弁護士になって丸5年、初めて長い夏休みをとった。
父が今年古希を迎えるため、父、兄家族とともに総勢8名で九州旅行した。新千歳空港から福岡空港までの直行便に乗り、ハイエースを1台借りてみんなでわいわいしながら、福岡、別府、熊本、長崎をまわり楽しい4泊5日の旅だった。
中学校2年生になる姪は生まれつき足が不自由であり、車以外の移動はもっぱら車椅子である。私は、姪の車椅子をおして観光地を巡った。
札幌でも姪の車椅子をおしたことは何度もあったが、長い時間一緒に旅行をするのは初めてのことだった。今までと少し違う景色がみえた。
長崎の街を歩いてみた。長崎は大学時代にも一度訪れたことがあったが、そのときより坂がとても急に感じた。上り坂よりも下り坂の方がきつかった。道に何気なくある排水溝に意外な段差を感じた。ホテルの入り口にはスロープがなく、フロントまで抱きかかえて移動した。
熊本城にも行ってみた。やはり坂はきつかった。天守閣に行くまでの道はバリアフリーになっていたが、砂利道がなかなかの振動だった。
さすがに天守閣の中にはエレベーターはなく、姪はてっぺんまでは登ることはできなかった。
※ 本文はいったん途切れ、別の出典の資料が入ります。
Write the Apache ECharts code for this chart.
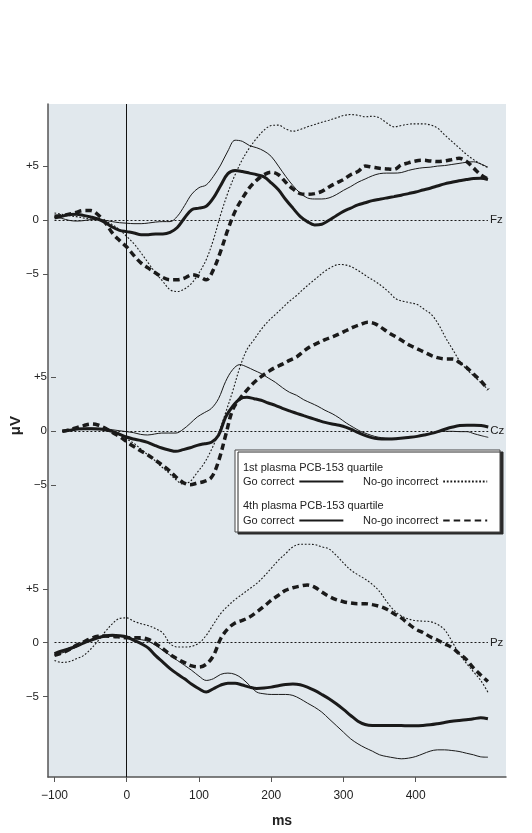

高速道路のインターでトイレ休憩をした際、車椅子用の駐車場がふさがっていた。空くのを待っていたところ、実際にとめていたのは車椅子利用をしていない若いご夫婦だった。悪びれることもなく走り去る姿に少々腹がたった。
普段当たり前のように目に入っていてあまり感じたこともなかったが、バリアフリーのためのスロープ、エレベーターなどが設置されていることや車椅子用の駐車場が設けられていることなどがとてもありがたく感じた。
当たり前のものがそこにあること、当たり前でいることの幸せを感じた。
初めて行った観光地を巡ったことも今回の旅行の良い思い出であるが、車椅子をおして感じたことがこの旅で一番得られたものかもしれない。
さて、来年は皆でどこに行ってみようか。